On Mar 15, 3:37 pm, Steven Degutis steven.degu...@gmail.com wrote:
 Hello,

 Please add me to the list of Developers for Hire.

 I have extensive experience in HTML, CSS, JavaScript, jQuery, and
 AJAX, and relatedly, I've even more experience in Cocoa, Cocoa Touch,
 iPhone SDK, and general Mac development.

 My website can be found here, along with further information
 (including my contact info):

 http://hire.degutis.org/

 Thanks,

 -Steven

 On Feb 25, 4:28 am, winterstein daniel.winterst...@gmail.com wrote:



  Hi Alex,
  Please add me to the list. I develop in Java and produced one of the
  open-source Java libraries for the Twitter API.
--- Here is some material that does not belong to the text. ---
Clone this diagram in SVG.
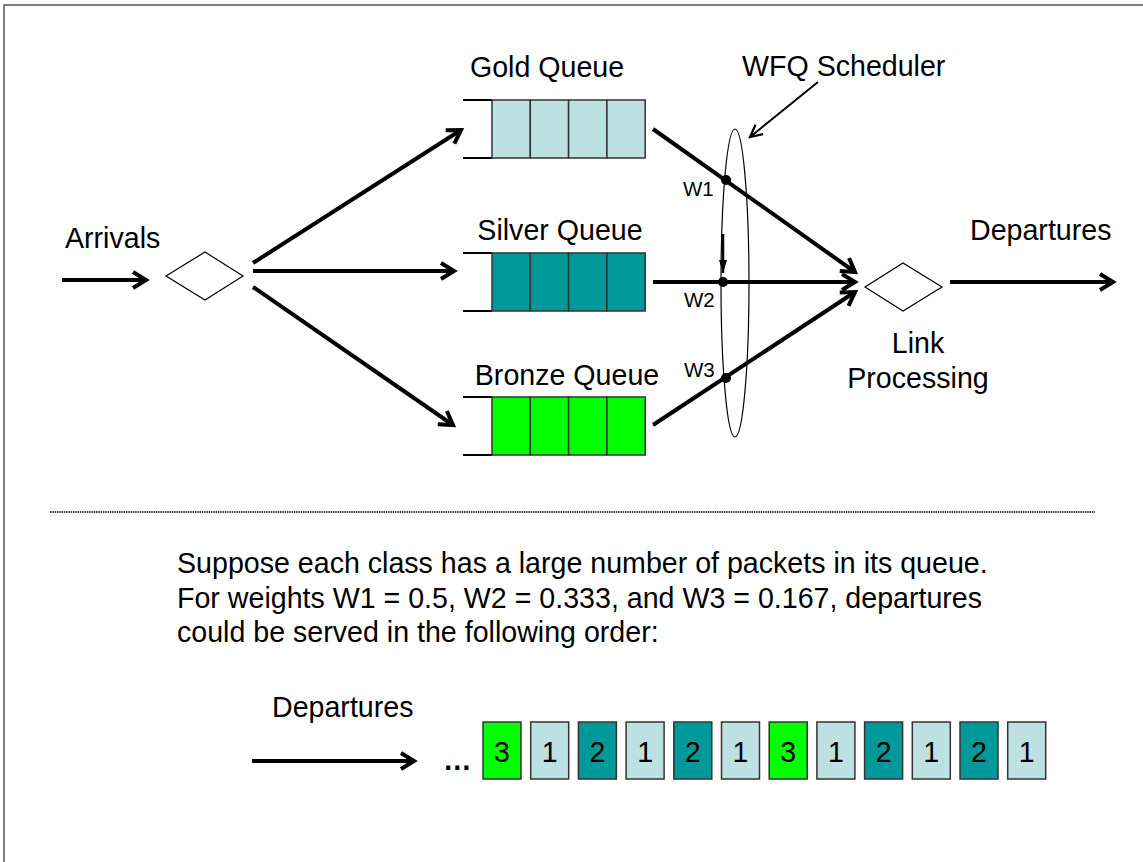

  Real name: Daniel Winterstein
  Twitter username: winterstein
  Work URL:http://www.winterwell.com
  Email: dan...@winterwell.com

  Thank you,
  Daniel

  On Feb 23, 6:33 pm, Alex Payne a...@twitter.com wrote:

   There isn't one that I'm aware of, but if people would like to post
   their contact info in this thread (Twitter username, URL, email,
   whatever) I'm happy to collect them on the API Wiki.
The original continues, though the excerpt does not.